When you’re spraying a thin mist onto a pan, you’re getting such a small quantity of oil that the antioxidant benefit becomes negligible. The spray also typically uses refined olive oil rather than extra virgin, which has already lost most of those beneficial compounds during processing. If you’re using olive oil specifically for its health-promoting properties rather than just as a cooking lubricant, pouring a measured amount of high-quality extra virgin olive oil will always be the better choice.

Cookware Damage Is a Real Concern

One underappreciated downside of commercial olive oil sprays is what they do to your pans over time. The soy lecithin used as an emulsifier has low thermal stability. When heated repeatedly, it forms a sticky residue that builds up on cooking surfaces, particularly on non-stick coatings and air fryer baskets. This residue doesn’t destroy the surface directly, but it creates a gummy barrier that makes the pan progressively less non-stick. The real damage often comes from scrubbing hard enough to remove those deposits, which can scratch or wear down the coating underneath.

Most non-stick cookware manufacturers explicitly warn against using aerosol cooking sprays for this reason. If you use non-stick pans regularly, this is worth taking seriously, since replacing cookware adds up fast.

Refillable Sprayers as an Alternative

A simple solution that sidesteps most of these concerns is a refillable oil mister. These are small pump-action bottles you fill with whatever oil you choose. You get the same portion-control benefit, spraying a fine mist that uses far less oil than pouring, without the propellants, lecithin, silicone, or other additives. You can fill them with high-quality extra virgin olive oil, preserving more of the flavor and antioxidant profile.

Refillable misters also eliminate the lecithin buildup problem on cookware. The spray pattern tends to be slightly less even than a commercial aerosol, and you need to pump them periodically to maintain pressure, but those are minor trade-offs. They cost between $10 and $20 and pay for themselves quickly compared to buying cans of spray.

Who Benefits Most From Olive Oil Spray

If you’re trying to lose weight or reduce your overall fat intake, olive oil spray is a genuinely useful tool. The calorie savings are real and significant, even if the label overstates them. For everyday cooking where the oil is just keeping food from sticking, a spray does exactly what you need with a fraction of the calories.
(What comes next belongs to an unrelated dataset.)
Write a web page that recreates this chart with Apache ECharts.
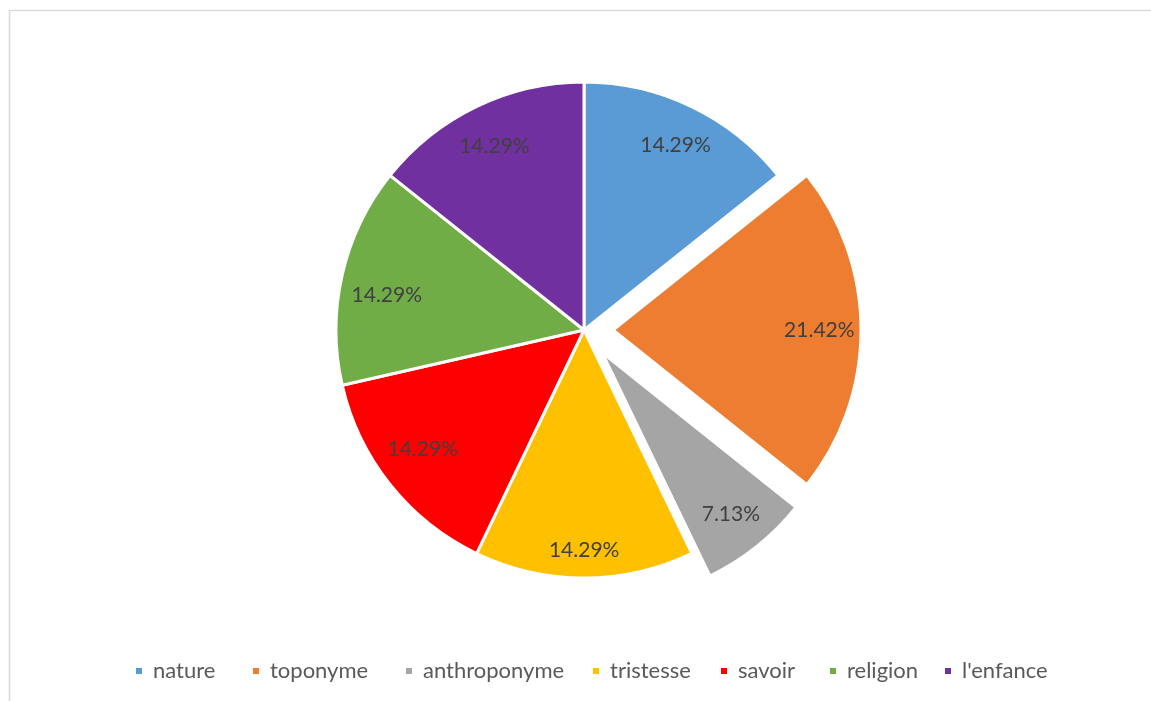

If your priority is getting the heart-healthy benefits of olive oil, spray isn’t the best delivery method. You’re better off measuring out a tablespoon of extra virgin olive oil and using it where you’ll actually taste it: on salads, roasted vegetables, or bread. The small amount delivered by a spray simply doesn’t contain enough of the beneficial compounds to matter. For most people, the smartest approach is using both: spray when you need a non-stick cooking surface, poured extra virgin olive oil when you want flavor and nutrition.